Thank you for these incredibly kind words. I’ve always learned music “from the outside in” – trying to get a sense for the whole structure and then breaking things down into components, phrases and gestures, how each part of the music functions in the whole. When beginning work on a new piece, I spend a lot of time looking through the whole score, and doing rough run-throughs at tempo to get a sense for the big harmonic and rhythmic arrivals. All the detail work is then organized around highlighting crucial structural elements in the score.

Your three critically acclaimed solo albums, The Bright Motion (2012), Currents, (2016) and Dreamspace (2024) all feature pieces you commissioned. How do you choose which composers to approach and where do you find funding to pay them?

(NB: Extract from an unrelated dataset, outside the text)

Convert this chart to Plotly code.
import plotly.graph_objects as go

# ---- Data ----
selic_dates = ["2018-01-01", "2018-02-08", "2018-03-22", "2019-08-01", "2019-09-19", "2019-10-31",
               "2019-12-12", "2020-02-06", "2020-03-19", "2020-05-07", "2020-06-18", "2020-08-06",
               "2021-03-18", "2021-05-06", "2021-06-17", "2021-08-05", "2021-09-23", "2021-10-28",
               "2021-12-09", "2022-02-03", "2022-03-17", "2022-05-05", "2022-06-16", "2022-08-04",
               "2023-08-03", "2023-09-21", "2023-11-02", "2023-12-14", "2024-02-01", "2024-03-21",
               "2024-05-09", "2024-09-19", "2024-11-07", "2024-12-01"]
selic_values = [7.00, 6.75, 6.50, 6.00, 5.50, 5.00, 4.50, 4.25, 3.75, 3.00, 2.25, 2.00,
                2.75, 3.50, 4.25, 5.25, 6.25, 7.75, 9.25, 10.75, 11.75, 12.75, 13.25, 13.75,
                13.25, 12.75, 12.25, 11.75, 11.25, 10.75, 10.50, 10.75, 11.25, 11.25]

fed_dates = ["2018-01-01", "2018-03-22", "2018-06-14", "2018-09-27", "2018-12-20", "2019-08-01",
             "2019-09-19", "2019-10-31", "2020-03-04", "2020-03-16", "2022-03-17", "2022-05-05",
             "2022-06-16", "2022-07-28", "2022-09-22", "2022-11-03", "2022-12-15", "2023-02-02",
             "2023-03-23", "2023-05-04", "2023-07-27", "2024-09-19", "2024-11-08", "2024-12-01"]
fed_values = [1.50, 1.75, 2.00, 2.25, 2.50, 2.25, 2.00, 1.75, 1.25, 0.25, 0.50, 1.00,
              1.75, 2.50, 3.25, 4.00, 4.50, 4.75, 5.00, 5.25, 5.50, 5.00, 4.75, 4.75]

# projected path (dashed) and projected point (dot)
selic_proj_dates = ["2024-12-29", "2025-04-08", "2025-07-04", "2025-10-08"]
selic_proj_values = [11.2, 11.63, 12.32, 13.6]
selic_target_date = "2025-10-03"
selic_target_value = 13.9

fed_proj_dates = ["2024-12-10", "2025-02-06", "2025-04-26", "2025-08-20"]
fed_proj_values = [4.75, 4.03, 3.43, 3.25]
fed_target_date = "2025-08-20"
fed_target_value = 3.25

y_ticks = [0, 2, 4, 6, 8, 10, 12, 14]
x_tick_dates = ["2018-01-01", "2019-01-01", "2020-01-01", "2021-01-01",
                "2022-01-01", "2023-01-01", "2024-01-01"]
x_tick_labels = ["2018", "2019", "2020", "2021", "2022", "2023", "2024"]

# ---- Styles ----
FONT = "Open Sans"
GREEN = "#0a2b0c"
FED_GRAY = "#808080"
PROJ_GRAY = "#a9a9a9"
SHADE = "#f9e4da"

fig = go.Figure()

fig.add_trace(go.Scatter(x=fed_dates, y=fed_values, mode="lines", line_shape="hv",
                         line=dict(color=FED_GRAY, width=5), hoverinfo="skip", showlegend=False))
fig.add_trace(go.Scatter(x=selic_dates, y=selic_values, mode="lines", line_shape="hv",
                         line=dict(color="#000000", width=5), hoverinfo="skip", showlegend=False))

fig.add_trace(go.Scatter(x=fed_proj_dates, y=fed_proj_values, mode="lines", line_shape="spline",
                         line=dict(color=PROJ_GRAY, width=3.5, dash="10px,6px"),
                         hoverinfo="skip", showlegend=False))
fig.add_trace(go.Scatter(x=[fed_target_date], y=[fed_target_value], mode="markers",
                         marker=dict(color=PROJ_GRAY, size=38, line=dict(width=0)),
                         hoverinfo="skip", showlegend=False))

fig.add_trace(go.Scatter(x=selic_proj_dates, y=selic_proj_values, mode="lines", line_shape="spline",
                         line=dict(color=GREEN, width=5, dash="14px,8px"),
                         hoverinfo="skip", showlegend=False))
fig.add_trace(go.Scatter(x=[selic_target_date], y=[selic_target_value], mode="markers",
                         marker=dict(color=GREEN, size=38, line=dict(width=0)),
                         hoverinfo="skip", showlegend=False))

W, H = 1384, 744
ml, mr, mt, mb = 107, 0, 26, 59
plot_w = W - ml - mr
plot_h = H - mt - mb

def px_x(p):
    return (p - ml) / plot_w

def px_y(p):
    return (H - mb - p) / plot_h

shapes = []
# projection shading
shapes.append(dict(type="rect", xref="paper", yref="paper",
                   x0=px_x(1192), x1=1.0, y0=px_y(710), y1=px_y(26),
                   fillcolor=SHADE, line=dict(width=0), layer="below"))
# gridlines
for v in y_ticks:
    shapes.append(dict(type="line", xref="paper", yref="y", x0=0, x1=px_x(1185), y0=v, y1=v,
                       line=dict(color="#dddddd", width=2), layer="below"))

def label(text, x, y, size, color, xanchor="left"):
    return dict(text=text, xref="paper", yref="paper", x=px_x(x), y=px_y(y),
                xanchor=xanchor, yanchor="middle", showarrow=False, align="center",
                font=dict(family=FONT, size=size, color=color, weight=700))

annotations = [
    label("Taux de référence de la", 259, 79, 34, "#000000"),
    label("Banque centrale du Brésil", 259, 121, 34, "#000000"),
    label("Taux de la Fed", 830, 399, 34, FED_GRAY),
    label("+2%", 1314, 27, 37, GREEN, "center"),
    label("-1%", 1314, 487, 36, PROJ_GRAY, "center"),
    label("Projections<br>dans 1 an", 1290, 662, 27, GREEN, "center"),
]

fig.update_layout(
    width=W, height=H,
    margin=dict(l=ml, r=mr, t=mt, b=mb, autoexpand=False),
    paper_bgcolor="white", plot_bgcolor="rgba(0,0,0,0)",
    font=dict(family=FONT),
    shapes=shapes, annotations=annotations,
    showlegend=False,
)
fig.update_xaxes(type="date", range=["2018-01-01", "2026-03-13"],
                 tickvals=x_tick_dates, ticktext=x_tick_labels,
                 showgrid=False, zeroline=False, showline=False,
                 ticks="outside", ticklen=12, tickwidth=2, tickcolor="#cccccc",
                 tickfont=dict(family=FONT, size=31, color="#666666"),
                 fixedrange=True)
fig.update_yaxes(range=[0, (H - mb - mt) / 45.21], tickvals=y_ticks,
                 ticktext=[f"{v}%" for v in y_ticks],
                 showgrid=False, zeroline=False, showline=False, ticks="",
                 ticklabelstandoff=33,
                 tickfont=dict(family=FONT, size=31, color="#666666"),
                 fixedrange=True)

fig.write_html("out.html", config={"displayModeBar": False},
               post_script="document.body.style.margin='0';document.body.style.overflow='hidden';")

My process of choosing composers to work with is not terribly formal – I wanted to work with composers who I had worked with in the past but who had perhaps not written me a solo piano piece, or colleagues on the Lawrence faculty, or composers whose music I encountered through other projects. Funding comes from a variety of sources, including grants and fundraising. I have also toured behind new commissioning projects, using performer fees from those tours to fund new commissions.

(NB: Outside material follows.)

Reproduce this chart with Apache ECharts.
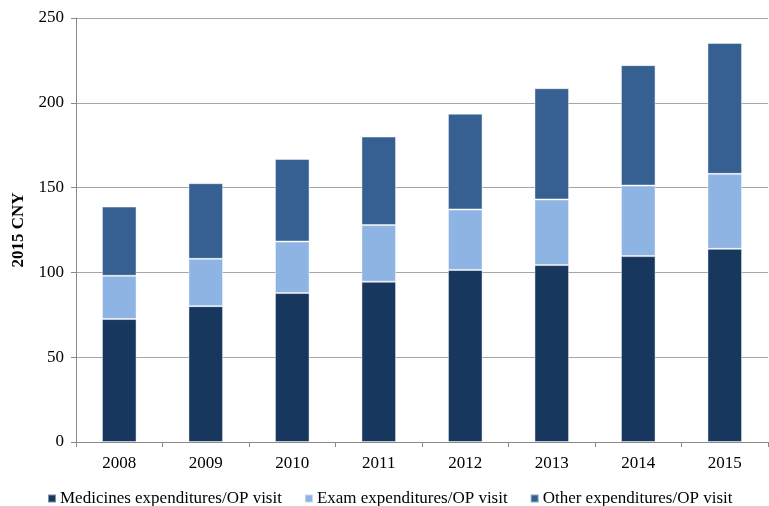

Thank you for commissioning so many truly beautiful pieces that have a tune and a beat. Given that you’ve recorded much less tonal music for other projects, who or what shaped your choice to focus on less audibly daunting piece for your own albums?

I can’t say that there was a governing philosophy behind the solo albums in particular that led to “less audibly daunting” music! I will say that I asked composers to not include electronics or extended techniques in the pieces they wrote for me – mainly so that I could be sure to be able to play their music in any venue alongside older classical piano music. Part of my mission as a solo performer is to increase the reach of contemporary piano music through repeat performances by myself and my students – electronics or extended techniques can create logistical barriers to programming certain works, and I wanted there to be no such barriers to programming the works I was commissioning for these albums.

After listening to all three of your solo piano recordings, I have a list of favorite pieces I’d love to add to my own repertoire. Are all of the piece you’ve commissioned published? If so, where might you suggest we purchase copies?

I believe all the works are published. More information is usually available on the composers’ websites.

What current and future plans are you most excited about?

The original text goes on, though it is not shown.